I'm migrating our container workloads from AWS ECS to EKS, and I'm trying to understand if Kubernetes offers a reliable circuit breaker feature similar to what ECS provides. ECS had a circuit breaker that stops deployments after failing a number of times, but during my last test, it didn't even respond to internal container failures properly. Now that we're moving to Kubernetes, I'm concerned about how to manage situations where my pods end up in CrashLoopBackoff. Does Kubernetes have an equivalent feature that works effectively?
3 Answers
It's not uncommon to run into the CrashLoopBackOff issue and the absence of ECS-style circuit breakers in Kubernetes. While there's no built-in alternative, you can make failure management more predictable. One effective strategy is using pre-deployment or smoke tests right inside your cluster. Tools like Testkube let you execute tests as Kubernetes resources, helping catch failures earlier, before they escalate into CrashLoopBackOff. This approach treats tests as integral to the deployment process. If a test fails, it can alert you or halt the rollout, acting similarly to a circuit breaker, tailored to your specific failure conditions. It complements liveness probes and canary deployments, adding another safety net before issues arise.

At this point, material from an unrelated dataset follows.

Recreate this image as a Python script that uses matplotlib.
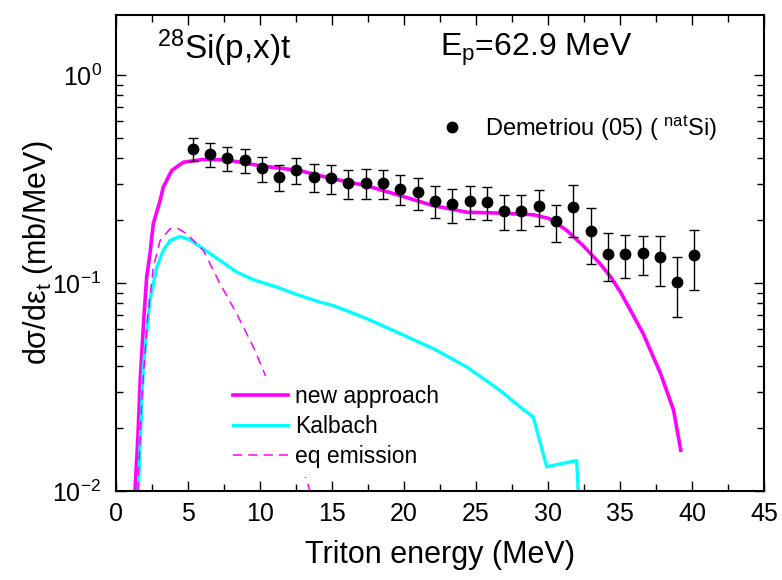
import matplotlib
matplotlib.use('Agg')
import matplotlib.pyplot as plt
from matplotlib.ticker import MultipleLocator, LogLocator, NullFormatter

# measured triton spectrum, Demetriou (05), natSi
energy = [5.35, 6.55, 7.75, 8.95, 10.15, 11.35, 12.55, 13.75, 14.95, 16.15,
          17.35, 18.55, 19.75, 20.95, 22.15, 23.35, 24.55, 25.75, 26.95, 28.15,
          29.35, 30.55, 31.75, 32.95, 34.15, 35.35, 36.55, 37.75, 38.95, 40.15]
xsec = [0.442, 0.418, 0.398, 0.391, 0.356, 0.323, 0.348, 0.325, 0.319, 0.302,
        0.303, 0.302, 0.284, 0.273, 0.249, 0.239, 0.248, 0.245, 0.222, 0.223,
        0.234, 0.198, 0.232, 0.177, 0.138, 0.138, 0.139, 0.133, 0.101, 0.136]
xsec_err = [0.054, 0.055, 0.053, 0.052, 0.049, 0.047, 0.050, 0.050, 0.052, 0.049,
            0.049, 0.049, 0.046, 0.048, 0.044, 0.045, 0.045, 0.045, 0.043, 0.043,
            0.045, 0.040, 0.065, 0.053, 0.036, 0.032, 0.030, 0.036, 0.032, 0.043]

# calculations
e_new = [1.35, 1.55, 1.72, 1.95, 2.16, 2.39, 2.62, 3.09, 3.31, 3.9, 4.7, 6.07,
         7.7, 10.0, 12.8, 15.1, 17.4, 19.7, 22.0, 24.4, 26.7, 29.0, 30.1, 31.3,
         32.4, 33.6, 34.3, 35.0, 35.9, 36.6, 37.8, 38.7, 39.2]
s_new = [0.01, 0.018, 0.035, 0.065, 0.107, 0.138, 0.193, 0.249, 0.289, 0.348,
         0.381, 0.393, 0.391, 0.367, 0.347, 0.317, 0.294, 0.264, 0.236, 0.219,
         0.217, 0.213, 0.204, 0.179, 0.152, 0.124, 0.108, 0.091, 0.070, 0.057,
         0.0367, 0.0245, 0.0157]

e_kal = [1.58, 1.93, 2.39, 2.86, 3.31, 3.78, 4.47, 5.17, 6.09, 7.25, 8.40, 9.56,
         11.18, 12.6, 14.18, 15.1, 17.42, 19.73, 22.04, 24.36, 26.66, 28.05,
         28.97, 29.9, 31.98, 32.09]
s_kal = [0.01, 0.0395, 0.0826, 0.119, 0.1435, 0.160, 0.1676, 0.1616, 0.146,
         0.1285, 0.113, 0.1038, 0.0957, 0.088, 0.081, 0.078, 0.0675, 0.0572,
         0.0484, 0.0395, 0.0305, 0.0254, 0.0227, 0.0131, 0.014, 0.01]

e_eq = [1.55, 1.82, 2.2, 2.62, 3.09, 3.78, 4.24, 4.94, 6.09, 7.25, 7.71, 8.40,
        9.56, 10.37, 11.5, 12.3, 13.02, 13.49]
s_eq = [0.01, 0.0273, 0.065, 0.119, 0.160, 0.1824, 0.1845, 0.1726, 0.1435,
        0.0993, 0.087, 0.0713, 0.0493, 0.0363, 0.0231, 0.0168, 0.0126, 0.01]

plt.rcParams['font.family'] = ['Liberation Sans', 'DejaVu Sans']
plt.rcParams['mathtext.fontset'] = 'custom'
plt.rcParams['mathtext.rm'] = 'Liberation Sans'
plt.rcParams['mathtext.it'] = 'Liberation Sans:italic'
plt.rcParams['mathtext.bf'] = 'Liberation Sans:bold'
plt.rcParams['lines.solid_joinstyle'] = 'round'

fig = plt.figure(figsize=(7.82, 5.8), dpi=100)
ax = fig.add_axes([0.1477, 0.1534, 0.8298, 0.8211])

l_new, = ax.plot(e_new, s_new, color='#ff00ff', lw=2.6, label='new approach')
l_kal, = ax.plot(e_kal, s_kal, color='#00ffff', lw=2.4, label='Kalbach')
l_eq, = ax.plot(e_eq, s_eq, color='#ff00ff', lw=1.1, dashes=(6, 4), label='eq emission')

ax.errorbar(energy, xsec, yerr=xsec_err, fmt='none', ecolor='black',
            elinewidth=1.0, capsize=3.8, capthick=1.0, zorder=4)
pts, = ax.plot(energy, xsec, 'o', color='black', ms=7.5, zorder=5)

ax.set_yscale('log')
ax.set_xlim(0, 45)
ax.set_ylim(0.01, 1.95)

ax.xaxis.set_major_locator(MultipleLocator(5))
ax.xaxis.set_minor_locator(MultipleLocator(2.5))
ax.yaxis.set_major_locator(LogLocator(base=10, numticks=10))
ax.yaxis.set_minor_locator(LogLocator(base=10, subs=range(2, 10), numticks=10))
ax.yaxis.set_minor_formatter(NullFormatter())

ax.tick_params(which='both', direction='in', top=True, right=True, width=1.0)
ax.tick_params(which='major', length=7)
ax.tick_params(which='minor', length=5)
ax.tick_params(axis='x', labelsize=18, pad=8)
ax.tick_params(axis='y', labelsize=18, pad=10)
for sp in ax.spines.values():
    sp.set_linewidth(1.5)

ax.set_xlabel('Triton energy (MeV)', fontsize=22, labelpad=10)
ax.set_ylabel(r'dσ/dε$_\mathrm{t}$ (mb/MeV)', fontsize=22, labelpad=-2)

ax.text(0.064, 0.93, r'$^{28}$Si(p,x)t', transform=ax.transAxes,
        fontsize=24, va='center', ha='left')
ax.text(0.50, 0.926, r'E$_\mathrm{p}$=62.9 MeV', transform=ax.transAxes,
        fontsize=23, va='center', ha='left')

leg1 = ax.legend(handles=[l_new, l_kal, l_eq], loc='upper left',
                 bbox_to_anchor=(224 / 782, 1 - 376 / 580), bbox_transform=fig.transFigure,
                 frameon=True, fancybox=False, edgecolor='none', facecolor='white',
                 framealpha=1, fontsize=16.5, handlelength=2.4, handletextpad=0.3,
                 labelspacing=0.3, borderpad=0.4, borderaxespad=0)
ax.add_artist(leg1)
ax.legend(handles=[pts], labels=[r'Demetriou (05) ( $^\mathrm{nat}$Si)'], loc='center left',
          bbox_to_anchor=(440.5 / 782, 1 - 128 / 580), bbox_transform=fig.transFigure,
          frameon=False, fontsize=17, handlelength=1.0, handletextpad=0.9,
          borderpad=0, borderaxespad=0, numpoints=1)

fig.savefig('out.png', dpi=100)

FluxCD has a way to manage this. You can define the retry options in the HelmRelease manifest. Check out their documentation for more info on how it works!
Thanks for the tip! I’ll look into that.
The circuit breaker capabilities really depend on your deployment tooling. If you're using ArgoCD, you can leverage its rollouts, and for Flux, you’d benefit from Helm releases. Personally, I think ArgoCD's rollouts mimic ECS's circuit breaker feature quite well. What deployment tools are you planning to use?
That's an interesting approach! I hadn't thought of using tests in that way. It sounds like a solid strategy.